Item 2.03 Creation of a Direct Financial Obligation or an Obligation under an Off-Balance Sheet Arrangement of a Registrant.

 

The disclosure set forth above under Item 1.01 to this Current Report on Form 8-K is incorporated herein by reference.

 

Item 7.01 Regulation FD Disclosure.

 

On November 18, 2013, the Registrant issued a press release announcing the Amended Credit Agreement.

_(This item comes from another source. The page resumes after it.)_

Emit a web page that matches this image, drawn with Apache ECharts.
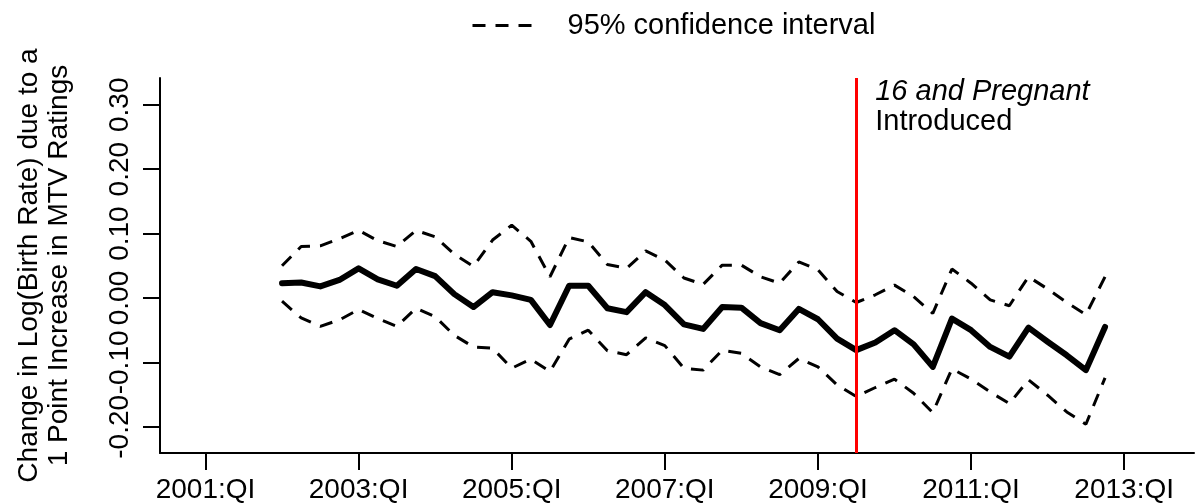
<!DOCTYPE html>
<html>
<head>
<meta charset="utf-8">
<script src="https://cdn.jsdelivr.net/npm/echarts@6/dist/echarts.min.js"></script>
<style>
html,body{margin:0;padding:0;background:#fff;}
#c{width:1199px;height:504px;}
</style>
</head>
<body>
<div id="c"></div>
<script>
// Quarters (decimal year: 2002:QI = 2002.00, QII = .25, QIII = .50, QIV = .75)
const periods = [
  2002.00,2002.25,2002.50,2002.75,2003.00,2003.25,2003.50,2003.75,
  2004.00,2004.25,2004.50,2004.75,2005.00,2005.25,2005.50,2005.75,
  2006.00,2006.25,2006.50,2006.75,2007.00,2007.25,2007.50,2007.75,
  2008.00,2008.25,2008.50,2008.75,2009.00,2009.25,2009.50,2009.75,
  2010.00,2010.25,2010.50,2010.75,2011.00,2011.25,2011.50,2011.75,
  2012.00,2012.25,2012.50,2012.75
];
const estimate = [
  0.023,0.024,0.018,0.028,0.046,0.029,0.019,0.045,
  0.034,0.006,-0.014,0.009,0.004,-0.003,-0.042,0.019,
  0.019,-0.016,-0.022,0.009,-0.011,-0.041,-0.048,-0.014,
  -0.015,-0.039,-0.050,-0.017,-0.033,-0.063,-0.081,-0.069,
  -0.050,-0.072,-0.107,-0.032,-0.050,-0.076,-0.091,-0.046,
  -0.068,-0.089,-0.112,-0.045
];
const upperCI = [
  0.050,0.080,0.081,0.092,0.105,0.089,0.080,0.105,
  0.095,0.068,0.049,0.090,0.113,0.088,0.033,0.094,
  0.087,0.052,0.046,0.073,0.059,0.031,0.021,0.051,
  0.051,0.033,0.023,0.056,0.044,0.010,-0.007,0.005,
  0.020,0.002,-0.024,0.045,0.023,-0.003,-0.012,0.033,
  0.014,-0.007,-0.026,0.033
];
const lowerCI = [
  -0.005,-0.031,-0.044,-0.034,-0.018,-0.032,-0.044,-0.016,
  -0.029,-0.058,-0.076,-0.078,-0.109,-0.095,-0.114,-0.064,
  -0.050,-0.082,-0.088,-0.062,-0.074,-0.109,-0.112,-0.081,
  -0.086,-0.107,-0.119,-0.094,-0.107,-0.135,-0.153,-0.139,
  -0.126,-0.148,-0.178,-0.110,-0.126,-0.146,-0.164,-0.127,
  -0.151,-0.177,-0.196,-0.124
];
const xTickValues = [2001, 2003, 2005, 2007, 2009, 2011, 2013];
const xTickLabels = ['2001:QI','2003:QI','2005:QI','2007:QI','2009:QI','2011:QI','2013:QI'];
const yTickValues = [-0.2, -0.1, 0.0, 0.1, 0.2, 0.3];
const yTickLabels = ['-0.20','-0.10','0.00','0.10','0.20','0.30'];
const introducedAt = 2009.50;  // 2009:QIII
const annotationY = 0.2966;
const ciName = '95% confidence interval';

const FONT = '"Liberation Sans", Arial, Helvetica, sans-serif';
const pair = (arr) => arr.map((v, i) => [periods[i], v]);

const chart = echarts.init(document.getElementById('c'), null, {renderer: 'canvas'});
chart.setOption({
  animation: false,
  backgroundColor: '#ffffff',
  color: ['#000000'],
  textStyle: {fontFamily: FONT, color: '#000'},
  grid: {left: 160, top: 78, width: 1034, height: 375, containLabel: false},
  legend: {
    data: [ciName],
    left: 466, top: 6,
    itemWidth: 60, itemHeight: 14,
    lineStyle: {type: [13, 10], width: 3, color: '#000'},
    itemStyle: {opacity: 0},
    textStyle: {fontSize: 29, fontFamily: FONT, color: '#000', padding: [0, 0, 0, 30]},
    selectedMode: false
  },
  xAxis: {
    type: 'value',
    min: 2000.406, max: 2013.912,
    axisLine: {show: true, onZero: false, lineStyle: {color: '#000', width: 2}},
    axisTick: {show: true, inside: false, length: 17, lineStyle: {color: '#000', width: 2}, customValues: xTickValues},
    axisLabel: {
      show: true, customValues: xTickValues, margin: 23,
      fontSize: 28, fontFamily: FONT, color: '#000',
      formatter: (v) => xTickLabels[xTickValues.indexOf(v)] || ''
    },
    splitLine: {show: false}
  },
  yAxis: {
    type: 'value',
    min: -0.2407, max: 0.3416,
    name: 'Change in Log(Birth Rate) due to a\n1 Point Increase in MTV Ratings',
    nameLocation: 'middle', nameGap: 86, nameRotate: 90,
    nameTextStyle: {fontSize: 28, fontFamily: FONT, color: '#000', lineHeight: 30},
    axisLine: {show: true, onZero: false, lineStyle: {color: '#000', width: 2}},
    axisTick: {show: true, inside: false, length: 17, lineStyle: {color: '#000', width: 2}, customValues: yTickValues},
    axisLabel: {
      show: true, customValues: yTickValues, rotate: 90, margin: 26,
      fontSize: 28, fontFamily: FONT, color: '#000',
      formatter: (v) => {
        const k = yTickValues.findIndex(t => Math.abs(t - v) < 1e-9);
        return k >= 0 ? yTickLabels[k] : '';
      }
    },
    splitLine: {show: false}
  },
  series: [
    {
      name: ciName, type: 'line', data: pair(upperCI), symbol: 'none', z: 2,
      itemStyle: {color: '#000'},
      lineStyle: {color: '#000', width: 3, type: [13, 10]}
    },
    {
      name: ciName, type: 'line', data: pair(lowerCI), symbol: 'none', z: 2,
      itemStyle: {color: '#000'},
      lineStyle: {color: '#000', width: 3, type: [13, 10]}
    },
    {
      name: 'Estimate', type: 'line', data: pair(estimate), symbol: 'none', z: 3,
      itemStyle: {color: '#000'},
      lineStyle: {color: '#000', width: 6, join: 'round', cap: 'round'},
      markLine: {
        silent: true, symbol: 'none', animation: false,
        lineStyle: {color: '#ff0000', width: 3, type: 'solid'},
        label: {show: false},
        data: [{xAxis: introducedAt}]
      },
      markPoint: {
        silent: true, symbol: 'circle', symbolSize: 0, animation: false,
        data: [{coord: [introducedAt, annotationY]}],
        label: {
          show: true, position: 'right', distance: 19,
          formatter: '{a|16 and Pregnant}\n{b|Introduced}',
          rich: {
            a: {fontSize: 29, fontStyle: 'italic', fontFamily: FONT, color: '#000', lineHeight: 30},
            b: {fontSize: 29, fontFamily: FONT, color: '#000', lineHeight: 30}
          }
        }
      }
    }
  ]
});
</script>
</body>
</html>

A copy of the press release is furnished herewith as Exhibit 99.1 to this Current Report on Form 8-K and is incorporated herein by reference.

 

The information disclosed under this Item 7.01, including Exhibit 99.1 hereto, is being furnished and shall not be deemed to be “filed” for purposes of Section 18 of the Securities Exchange Act of 1934 and shall not be deemed incorporated by reference into any filing made under the Securities Act of 1933, except as expressly set forth by specific reference in such filing.

 

Item 9.01.  Financial Statements and Exhibits.

 

(d)          Exhibits

  

Exhibit No.   Exhibit Description
     
10.1   Fifth Amendment to Credit Agreement and Amendment to Guaranty, dated November 15, 2013 by and among FXCM Holdings, LLC, the guarantors and lenders party thereto, and Bank of America, N.A., as administrative agent.
     
99.1   Press Release, dated November 18, 2013

 

 
 

 

SIGNATURE

 

Pursuant to the requirements of the Securities Exchange Act of 1934, as amended, the Registrant has duly caused this Current Report on Form 8-K to be signed on its behalf by the undersigned hereunto duly authorized.

 

  FXCM INC.
   
  By:   /s/Robert Lande
    Name:   Robert Lande
    Title:   Chief Financial Officer

 

Date:  November 18, 2013

 

 
 

 

Exhibit Index

 

Exhibit No.      Exhibit Description
     
10.1   Fifth Amendment to Credit Agreement and Amendment to Guaranty, dated November 15, 2013 by and among FXCM Holdings, LLC, the Guarantors, the Lenders and Bank of America, N.A., as administrative agent.